Line intersect with Triangle
Hi there!
I've been searching the forums but I didn't find any good answers to my questions.
I need a function that checks these things:
*If a line intersects with a triangle at given coordinates in 3d space
*Where on the line the intersection takes place
*Where (Local 2D space) on the triangle the intersection takes place
Is there any way this could be done? Please help me!
Re: Line intersect with Triangle
After googling a bit, I found this:
http://www.acm.org/jgt/papers/Moller...re97/code.html
This function is exactly what I was looking for, but I can't get it to return correct values...
Could someone please answer me a couple of questions about this function?
Should all points be [x,y,z]?
Is orig a point in 3d space representing the starting point of the line?
Is dir also a point in 3d space?
Does it represent the end point of the line?
I suck at C/C++ and I also suck at math...That's why I can't get this to work.
Re: Line intersect with Triangle
Afternoon,
I have not coded C++ before either, however I do know some things about maths.
To answer your questions:
I would imagine that the [3] after all the arguments of intersect triangle refer to arrays of 3, likely to be coordinates. So yes, all points in xyz.
Orig, I would suspect, is a point in 3D space. As are the vert arrays. Orig is the origin, vert are the three vertices of the triangle.
Dir is not, it is a vector describing the direction of the line. You can tell because it is used in the Cross and Dot functions, for Cross and Dot product respectively, and these require vectors as input.
Hope that helps.
zaza
Re: Line intersect with Triangle
Thanks, that helps a bit. You're right about the [3].
Now I know how to use this function...There's only one problem left.
The thing is I don't really know how vectors work...
Could you please tell me what type of values I should use to describe the vector 'dir'?
Re: Line intersect with Triangle
Hi,
dir will be the following:
(x2-x1), (y2-y1), (z2-z1)
where the coordinate x1,y1,z1 is the start of the ray (origin, as you can see from one of the comments after the CULL line) and x2,y2,z2 is the endpoint of the ray.
A vector is defined (in 3D) by the above. Then there are handy operations such as the dot and cross products (used here) to transform them.
HTH
zaza
Re: Line intersect with Triangle
Thanks alot! Now I get it.
The dot and cross function are still a but too advanced for me to understand, but I don't really need to know what they do for this function.

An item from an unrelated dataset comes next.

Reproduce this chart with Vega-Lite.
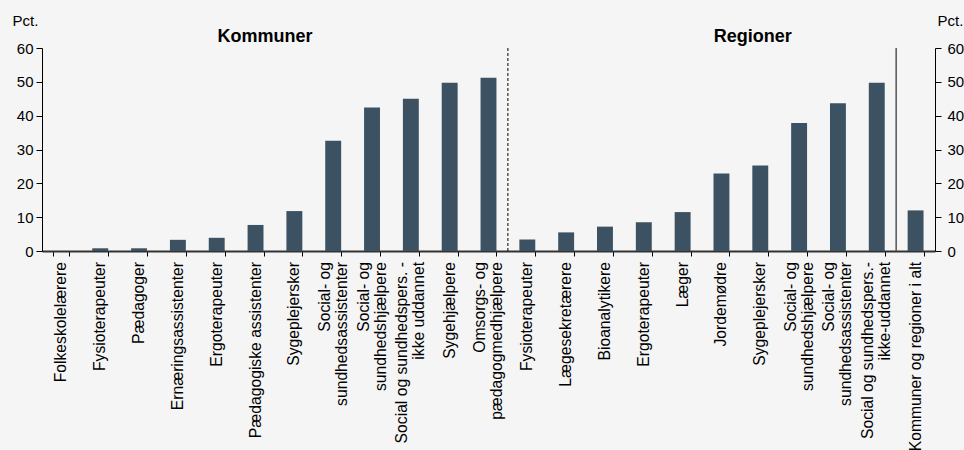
{
  "$schema": "https://vega.github.io/schema/vega-lite/v6.json",
  "width": 893,
  "height": 203,
  "autosize": {"type": "none"},
  "padding": {"left": 42, "top": 48, "right": 29, "bottom": 199},
  "background": "#f5f5f5",
  "config": {
    "view": {"stroke": null},
    "font": "Liberation Sans",
    "axis": {"labelFont": "Liberation Sans", "titleFont": "Liberation Sans", "labelColor": "#000000", "titleColor": "#000000"}
  },
  "datasets": {
    "bars": [
      {"id": "k01", "label": "Folkeskolelærere", "group": "Kommuner", "pct": 0},
      {"id": "k02", "label": "Fysioterapeuter", "group": "Kommuner", "pct": 0.8},
      {"id": "k03", "label": "Pædagoger", "group": "Kommuner", "pct": 0.8},
      {"id": "k04", "label": "Ernæringsassistenter", "group": "Kommuner", "pct": 3.3},
      {"id": "k05", "label": "Ergoterapeuter", "group": "Kommuner", "pct": 3.9},
      {"id": "k06", "label": "Pædagogiske assistenter", "group": "Kommuner", "pct": 7.7},
      {"id": "k07", "label": "Sygeplejersker", "group": "Kommuner", "pct": 11.8},
      {"id": "k08", "label": ["Social- og", "sundhedsassistenter"], "group": "Kommuner", "pct": 32.6},
      {"id": "k09", "label": ["Social- og", "sundhedshjælpere"], "group": "Kommuner", "pct": 42.4},
      {"id": "k10", "label": ["Social og sundhedspers. -", "ikke uddannet"], "group": "Kommuner", "pct": 45.0},
      {"id": "k11", "label": "Sygehjælpere", "group": "Kommuner", "pct": 49.7},
      {"id": "k12", "label": ["Omsorgs- og", "pædagogmedhjælpere"], "group": "Kommuner", "pct": 51.2},
      {"id": "r01", "label": "Fysioterapeuter", "group": "Regioner", "pct": 3.4},
      {"id": "r02", "label": "Lægesekretærere", "group": "Regioner", "pct": 5.5},
      {"id": "r03", "label": "Bioanalytikere", "group": "Regioner", "pct": 7.2},
      {"id": "r04", "label": "Ergoterapeuter", "group": "Regioner", "pct": 8.5},
      {"id": "r05", "label": "Læger", "group": "Regioner", "pct": 11.5},
      {"id": "r06", "label": "Jordemødre", "group": "Regioner", "pct": 22.9},
      {"id": "r07", "label": "Sygeplejersker", "group": "Regioner", "pct": 25.3},
      {"id": "r08", "label": ["Social- og", "sundhedshjælpere"], "group": "Regioner", "pct": 37.8},
      {"id": "r09", "label": ["Social- og", "sundhedsassistenter"], "group": "Regioner", "pct": 43.7},
      {"id": "r10", "label": ["Social og sundhedspers.-", "ikke-uddannet"], "group": "Regioner", "pct": 49.7},
      {"id": "t01", "label": "Kommuner og regioner i alt", "group": "I alt", "pct": 12.0}
    ],
    "headings": [
      {"heading": "Kommuner", "anchor": "k06"},
      {"heading": "Regioner", "anchor": "r07"}
    ],
    "dividers": [
      {"at": "r01", "kind": "dashed"},
      {"at": "t01", "kind": "solid"}
    ]
  },
  "layer": [
    {
      "data": {"name": "bars"},
      "mark": {"type": "bar", "color": "#3c5263"},
      "encoding": {
        "x": {
          "field": "id", "type": "nominal", "sort": null,
          "scale": {"paddingInner": 0.59, "paddingOuter": 0.295},
          "axis": {
            "title": null,
            "labels": false,
            "tickBand": "extent",
            "tickSize": 5,
            "tickColor": "#000000",
            "domainColor": "#333333",
            "domainWidth": 2
          }
        },
        "y": {
          "field": "pct", "type": "quantitative",
          "scale": {"domain": [0, 60]},
          "axis": {
            "orient": "left",
            "values": [0, 10, 20, 30, 40, 50, 60],
            "grid": false,
            "title": "Pct.",
            "titleAngle": 0,
            "titleAlign": "left",
            "titleBaseline": "alphabetic",
            "titleX": -30,
            "titleY": -23,
            "titleFontSize": 15,
            "titleFontWeight": "normal",
            "labelFontSize": 15,
            "labelPadding": 3,
            "tickSize": 6,
            "tickColor": "#000000",
            "domainColor": "#000000"
          }
        }
      }
    },
    {
      "data": {"name": "bars"},
      "mark": {"type": "bar", "opacity": 0},
      "encoding": {
        "x": {"field": "id", "type": "nominal", "sort": null},
        "y": {
          "field": "pct", "type": "quantitative",
          "scale": {"domain": [0, 60]},
          "axis": {
            "orient": "right",
            "values": [0, 10, 20, 30, 40, 50, 60],
            "grid": false,
            "title": "Pct.",
            "titleAngle": 0,
            "titleAlign": "left",
            "titleBaseline": "alphabetic",
            "titleX": 2,
            "titleY": -23,
            "titleFontSize": 15,
            "titleFontWeight": "normal",
            "labelFontSize": 15,
            "labelPadding": 6,
            "tickSize": 6,
            "tickColor": "#000000",
            "domainColor": "#000000"
          }
        }
      }
    },
    {
      "data": {"name": "bars"},
      "transform": [{"filter": "!isArray(datum.label)"}],
      "mark": {"type": "text", "angle": 270, "align": "right", "baseline": "middle", "fontSize": 15.7, "dx": -11, "dy": 0, "color": "#000000"},
      "encoding": {
        "x": {"field": "id", "type": "nominal", "sort": null, "bandPosition": 0.5},
        "y": {"datum": 0, "type": "quantitative", "axis": null},
        "text": {"field": "label"}
      }
    },
    {
      "data": {"name": "bars"},
      "transform": [{"filter": "isArray(datum.label)"}],
      "mark": {"type": "text", "angle": 270, "align": "right", "baseline": "middle", "fontSize": 15.7, "lineHeight": 17, "dx": -11, "dy": -8.5, "color": "#000000"},
      "encoding": {
        "x": {"field": "id", "type": "nominal", "sort": null, "bandPosition": 0.5},
        "y": {"datum": 0, "type": "quantitative", "axis": null},
        "text": {"field": "label"}
      }
    },
    {
      "data": {"name": "dividers"},
      "transform": [{"filter": "datum.kind == 'dashed'"}],
      "mark": {"type": "rule", "color": "#000000", "strokeDash": [3, 2], "strokeWidth": 1},
      "encoding": {"x": {"field": "at", "type": "nominal", "bandPosition": -0.72}}
    },
    {
      "data": {"name": "dividers"},
      "transform": [{"filter": "datum.kind == 'solid'"}],
      "mark": {"type": "rule", "color": "#555555", "strokeWidth": 1.5},
      "encoding": {"x": {"field": "at", "type": "nominal", "bandPosition": -0.72}}
    },
    {
      "data": {"name": "headings"},
      "transform": [{"filter": "datum.heading == 'Kommuner'"}],
      "mark": {"type": "text", "fontWeight": "bold", "fontSize": 18, "baseline": "alphabetic", "align": "center", "dy": -6, "dx": 9.5},
      "encoding": {
        "x": {"field": "anchor", "type": "nominal", "bandPosition": 0.5},
        "y": {"datum": 60, "type": "quantitative", "axis": null},
        "text": {"field": "heading"}
      }
    },
    {
      "data": {"name": "headings"},
      "transform": [{"filter": "datum.heading == 'Regioner'"}],
      "mark": {"type": "text", "fontWeight": "bold", "fontSize": 18, "baseline": "alphabetic", "align": "center", "dy": -6, "dx": -7.5},
      "encoding": {
        "x": {"field": "anchor", "type": "nominal", "bandPosition": 0.5},
        "y": {"datum": 60, "type": "quantitative", "axis": null},
        "text": {"field": "heading"}
      }
    }
  ],
  "resolve": {"axis": {"y": "independent"}}
}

Another thing that I would like to know is how to rotate this ray around its origin point.
I could probably do a search for it, but I figured you might know the answer.
Thanks alot!
Re: Line intersect with Triangle
Hi,
FYI, the dot product gives you the magnitude of vector a in the direction of vector b, so it is just a number. Perpendicular vectors thus have a dot product of 0. The cross product gives you a vector perpendicular to the plane of the two vectors given in a right-handed sense, which is to say that if you use your right hand and curl the fingers from vector 1 to vector 2, then vector 3 will be in the direction of your thumb. See here for more...
Regarding your other question, I'm not sure what you mean by it. You can use the dot product to find the angle moved: a.b = mod(a)mod(b)cos(theta) where a and b are the initial and final ray vectors, mod(x) is the length of x (use Pythagoras on the vector) and theta is the angle between them, also a.b = a dot b = a1b1 + a2b2 + a3b3...
zaza
Re: Line intersect with Triangle
That's not really what I meant... I was wondering how to rotate a point by changing the angles. I did a search and found the answer to that question. I turned it to a VB function that lookes like this:
VB Code:
Private Type Point3D
X As Double
Y As Double
Z As Double
End Type
Private Function Rotate3D(tPoint3D As Point3D, tOrigin3D As Point3D, dPitch As Double, dYaw As Double, dRoll As Double) As Point3D
Dim NewX As Double
Dim NewY As Double
Dim NewZ As Double
Dim TempPoint As Point3D
With TempPoint
.X = tPoint3D.X
.Y = tPoint3D.Y
.Z = tPoint3D.Z
NewX = (.X * Cos(dRoll)) + (.Y * Sin(dRoll))
NewY = (.Y * Cos(dRoll)) + (.X * Sin(-dRoll))
.X = NewX
.Y = NewY
NewX = (.X * Cos(dYaw)) + (-.Z * Sin(dYaw))
NewZ = -((-.Z * Cos(dYaw)) + (.X * Sin(-dYaw)))
.X = NewX
.Z = NewZ
NewY = (.Y * Cos(dPitch)) + (-.Z * Sin(dPitch))
NewZ = -((-.Z * Cos(dPitch)) + (.Y * Sin(-dPitch)))
.Y = NewY
.Z = NewZ
End With
Rotate3D = TempPoint
End Function
I'm not sure if this is the best/fastest way of doing it, but it works.
Thanks alot for your help!
Re: Line intersect with Triangle
Glad to have been of use. Don't forget to mark the thread as resolved if you're all done.
Cheers
zaza